The report descibes the founding of the Appeals Tribunal, the way it functions and both its advantages and severe disadvantages that require the attention of responsible bodies. The report also presents numerical data regarding the tribunals’ workload and statistics drawn from decisions that were published in the first six months of activity. For example, the data shows that only 5% of appeals were accepted and many of the appeals were neither rejected nor accepted).
The Appeals Tribunal was founded under a temporary order for two years. Despite the deficiencies raised during a meeting of the interior committee it was decided to extend the temporary order until the end of December 2016. Following the discussion in the committee, a meeting between representatives of NGOs and the Ministry of Justice took place. Unfortunately none of the issues that the NGOs raised were resolved, except for the hiring of two new tribunal adjudicators, one of theme, it seems, in a part-time position. Below are the main recommendations presented in the report that will be handed to the committee.
Immediately Applicable recommendations:
Appoint additional adjudicators in order to reduce the backlog. The Ministry of Justice must cease to appoint adjudicators who acquired their professional experience exclusively as government lawyers and hire lawyers from the private sector as well, particularly lawyers with immigration experience; and do so in a transparent process open to the public.
Automatically publish every decision in an online database that enables text based search and avoid hand written decisions.

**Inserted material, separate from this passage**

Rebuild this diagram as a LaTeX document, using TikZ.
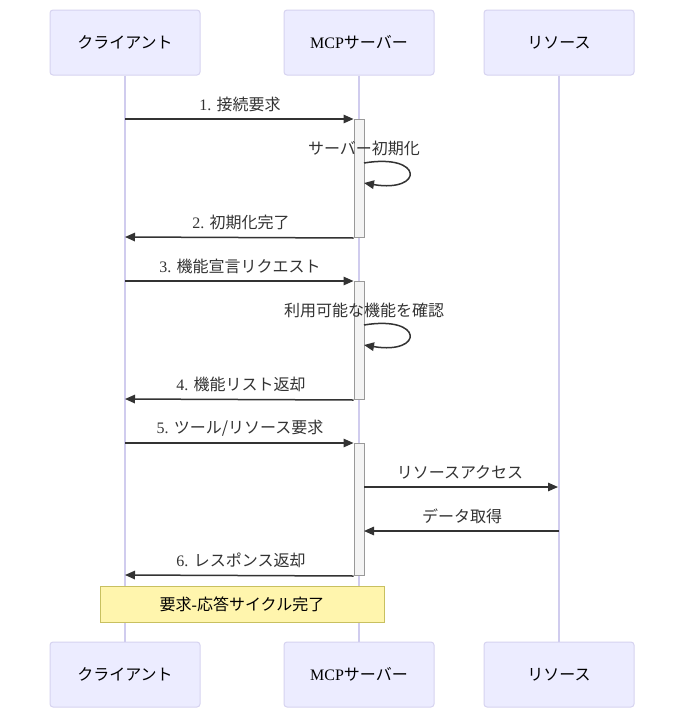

Develop a computerized system to file cases to the tribunal and allow representing attorney to view responses and decisions (similarly to the “Net Hamishpat” system used in the Israeli court system). Such a system would reduce the workload of the tribunal’s secretariat.
Publish the hearings schedule and plan longer hearings days.
Hold professional trainings for adjudicators on matters such as; human trafficking, work conditions which constitute slavery, torture and cultural background of different asylum seekers communities, facilitated by professionals who are not jurists.
Recommendations to the Legislator:
Delay the opening of the Appeals Tribunal in the north of Israel until the necessary changes are made.
Determine that fundamental matters such as the legality of procedures and MoI internal instructions should not be under the authority of the tribunals.
Require regular and frequent reports regarding the functioning of the tribunal.
Amend the section on confidential materiel so the tribunal’s regulations will be the same as for the administrative courts.
Amend relevant civil procedures to allow greater flexibility in managing proceedings, including set dates for filling counterpleas and dates for hearings.
Align the maximum number of days available to file an appeal with the relevant regulation in the Administrative Courts Ordinance: 45 days.
Align the regulations regarding court fee exemptions and refunds with the administrative courts and determinate: (1) full exemption in proceedings related to detention orders (Holot), (2) full exemption in proceedings related to arrests and other, (3) fees should be returned in certain situations, for example when the appeal is not heard.